Material:
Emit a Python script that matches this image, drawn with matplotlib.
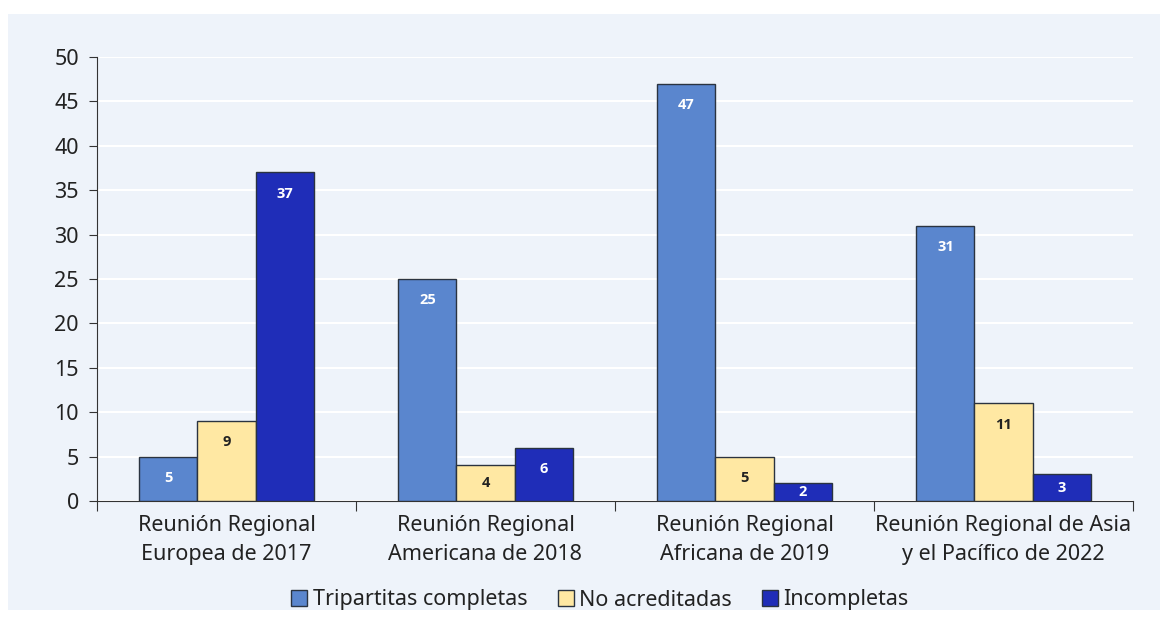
import numpy as np
import matplotlib
matplotlib.use('agg')
import matplotlib.pyplot as plt
from matplotlib.patches import Rectangle

plt.rcParams['font.family'] = ['Noto Sans', 'DejaVu Sans']

categories = ['Reunión Regional\nEuropea de 2017', 'Reunión Regional\nAmericana de 2018',
              'Reunión Regional\nAfricana de 2019', 'Reunión Regional de Asia\ny el Pacífico de 2022']
series_names = ['Tripartitas completas', 'No acreditadas', 'Incompletas']
tripartitas = [5, 25, 47, 31]
no_acreditadas = [9, 4, 5, 11]
incompletas = [37, 6, 2, 3]

colors = ['#5A86CE', '#FFE8A3', '#1F2DB8']
text_colors = ['white', '#222222', 'white']
edge = '#2A3340'
bg = '#EEF3FA'

fig = plt.figure(figsize=(11.68, 6.2), dpi=100)
fig.patch.set_facecolor('white')
fig.patches.append(Rectangle((8/1168, 10/620), 1152/1168, 596/620, transform=fig.transFigure,
                             facecolor=bg, edgecolor='none', zorder=-5))
ax = fig.add_axes([97/1168, 119/620, 1036/1168, 444/620])
ax.set_facecolor(bg)

x = np.arange(len(categories))
w = 0.224
data = [tripartitas, no_acreditadas, incompletas]
for i, vals in enumerate(data):
    xs = x + (i - 1) * w
    ax.bar(xs, vals, w, color=colors[i], edgecolor=edge, linewidth=1.0, label=series_names[i], zorder=3)
    for xi, v in zip(xs, vals):
        ypos = max(v - 2.4, v / 2)
        ax.text(xi, ypos, str(v), ha='center', va='center', fontsize=10.5, fontweight='bold',
                family=['Open Sans', 'DejaVu Sans'], color=text_colors[i], zorder=4)

ax.set_xlim(-0.5, len(categories) - 0.5)
ax.set_ylim(0, 50)
ax.set_yticks(np.arange(0, 51, 5))
ax.yaxis.grid(True, color='white', linewidth=1.5, zorder=0)
ax.set_axisbelow(True)
for s in ['top', 'right']:
    ax.spines[s].set_visible(False)
ax.spines['left'].set_color('#333333')
ax.spines['bottom'].set_color('#333333')
ax.tick_params(axis='y', labelsize=15.5, colors='#333333', length=6, pad=7, labelcolor='#222222')
ax.set_xticks(np.arange(-0.5, len(categories)), minor=False)
ax.set_xticklabels([''] * (len(categories) + 1))
ax.tick_params(axis='x', length=7, color='#333333')
ax.set_xticks(x, minor=True)
ax.set_xticklabels(categories, minor=True, fontsize=15.5, color='#222222', linespacing=1.5)
ax.tick_params(axis='x', which='minor', length=0, pad=10)

leg = fig.legend(loc='center', bbox_to_anchor=(600/1168, 20/620), ncol=3, frameon=False,
                 fontsize=15.5, handlelength=0.75, handleheight=0.75, handletextpad=0.25,
                 columnspacing=1.4)
for t in leg.get_texts():
    t.set_color('#222222')

fig.savefig('out.png', dpi=100, facecolor='white')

Work required:
Write out exactly the opening lines of the data, stopping after the line that holds "bg = '#EEF3FA'". Exclude pictures.

Exercise answer:
Emit a Python script that matches this image, drawn with matplotlib.
import numpy as np
import matplotlib
matplotlib.use('agg')
import matplotlib.pyplot as plt
from matplotlib.patches import Rectangle

plt.rcParams['font.family'] = ['Noto Sans', 'DejaVu Sans']

categories = ['Reunión Regional\nEuropea de 2017', 'Reunión Regional\nAmericana de 2018',
              'Reunión Regional\nAfricana de 2019', 'Reunión Regional de Asia\ny el Pacífico de 2022']
series_names = ['Tripartitas completas', 'No acreditadas', 'Incompletas']
tripartitas = [5, 25, 47, 31]
no_acreditadas = [9, 4, 5, 11]
incompletas = [37, 6, 2, 3]

colors = ['#5A86CE', '#FFE8A3', '#1F2DB8']
text_colors = ['white', '#222222', 'white']
edge = '#2A3340'
bg = '#EEF3FA'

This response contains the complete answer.